Esta é uma das várias rasteiras que o diretor e roteirista Noah Baumbach dá no espectador ao longo do filme. O enredo se concentra no desgastante processo de divórcio dos protagonistas, que inicialmente toparam resolver a separação sem envolver advogados, mas as circunstâncias levaram à contratação destes profissionais. A partir daí, muita lavação de roupa suja se inicia para decidirem judicialmente sobre a divisão de bens e a custódia da criança. No entanto, longe de ser um drama de tribunal tal qual “Kramer vs Kramer” (1979), o roteiro de “História de um Casamento” enfoca a adaptação dos pais após o rompimento definitivo e como cada um vai prosseguir a vida com as mudanças acarretadas pelo término.

Não tão profundo quanto “Cenas de um Casamento” (1973), de Ingmar Bergman, nem integralmente trágico como “Namorados para Sempre” (2010), de Derek Cianfrance, a abordagem em “História de um Casamento” passeia entre momentos comoventes e explicitamente engraçados sem errar no acabamento. O peso dramático é frequentemente combatido por um inspirado engajamento cômico, como na hilária cena da visita de uma conselheira social ou o primeiro encontro com os advogados.
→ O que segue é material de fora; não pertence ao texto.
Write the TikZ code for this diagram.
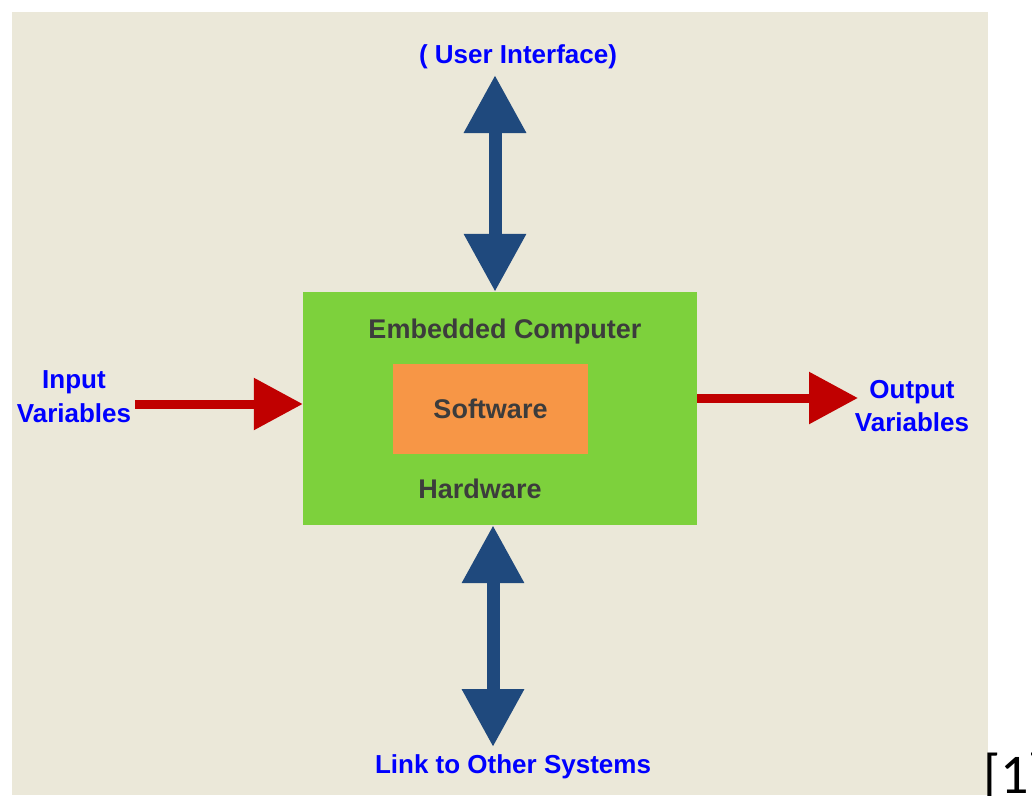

É interessante observar que as pinceladas cômicas do filme não são distrativas ou invasivas; elas são intrínsecas à construção da narrativa em um todo, como um elemento crucial que compõe a ambientação e se prolonga até a personalidade de cada figura representada. Por administrar com naturalidade essas duas medidas opostas, a direção de Noah Baumbach se revela bastante acertada. E, claro, o roteiro é magnífico pela trama narrada em si, mas, acima de tudo, pelos diálogos certeiros e excepcionais dos personagens. Um presente para qualquer ator ou atriz é ter boas falas, e “História de um Casamento” cumpre este requisito com êxito.

Por falar em elenco, o deste filme é grandioso. Acostumado a interpretar vilões ou o tipo “esquisitão”, Adam Driver desaparece por completo no papel de Charlie. É devastadora a intensidade emocional que o ator empresta ao personagem, estampado em suas expressões e na modulação de voz quando está sendo irônico, professoral ou em momentos de fúria. É um retrato bastante genuíno, vindo de um ator que rejeita quaisquer artifícios fáceis de interpretação para exteriorizar os sentimentos. A atuação de Driver é superlativa porque ele consegue ser convincente explorando a simplicidade de sua composição.

À altura de seu parceiro de cena está Scarlett Johansson, aqui no melhor desempenho de sua carreira. Como Nicole, a atriz expõe de maneira eficiente a fragilidade e insegurança de sua personagem, sempre na defensiva e ancorada em uma culpa interna que concluímos pelos olhares desviados e pela entonação trêmula da voz. A personagem, entretanto, vai ganhando autoconfiança à medida que o filme avança, e Scarlett ganha mais vida ao mostrar a autonomia auto-adquirida de Nicole. Essa fase que a personagem atravessa no filme é ótima, e a atriz corresponde com muito talento.

As oportunidades de brilhar não ficam restritas aos protagonistas. Em uma curta participação cômica, o veterano Alan Alda, como um advogado pacífico, está espetacular muito por conta do texto, mas também pela sua postura em cena, a fala mansa e todos os adjetivos positivos que gostaríamos de ver em um avô, e não em um advogado de defesa. O seu substituto é personificado por Ray Liotta, advogado feroz e provocador que alterna entre a rabugice e as piadas rápidas e ácidas. Ainda no núcleo jurídico do filme, a excelente Laura Dern se sobressai como a simpática e compreensiva, porém manipuladora, advogada de Nicole. A performance de Dern revela uma atriz com pulsante veia para a comédia, tanto pelo o seu jeito de falar quanto pela expressão corporal adotada. E se tivéssemos que eleger o “monólogo do ano”, Dern venceria quando compara as mães comuns à Virgem Maria.

Por fim, Julie Hagerty e Merritt Wever como a mãe e irmã de Nicole, respectivamente, também merecem distinção neste grupo espetacular de atores pelo afinado timing cômico, que faz toda a diferença na hilária cena da intimação, por exemplo, e irradia a tela quando as atrizes estão em cena.

Com inteligência e de forma acessível, este é um filme capaz de sensibilizar a audiência, levando ao extremo do riso às lágrimas. E a receita é bem básica: ótima direção, atores inspirados e um roteiro sensível e com contrastes bem alinhados. “História de um Casamento” é um triunfo.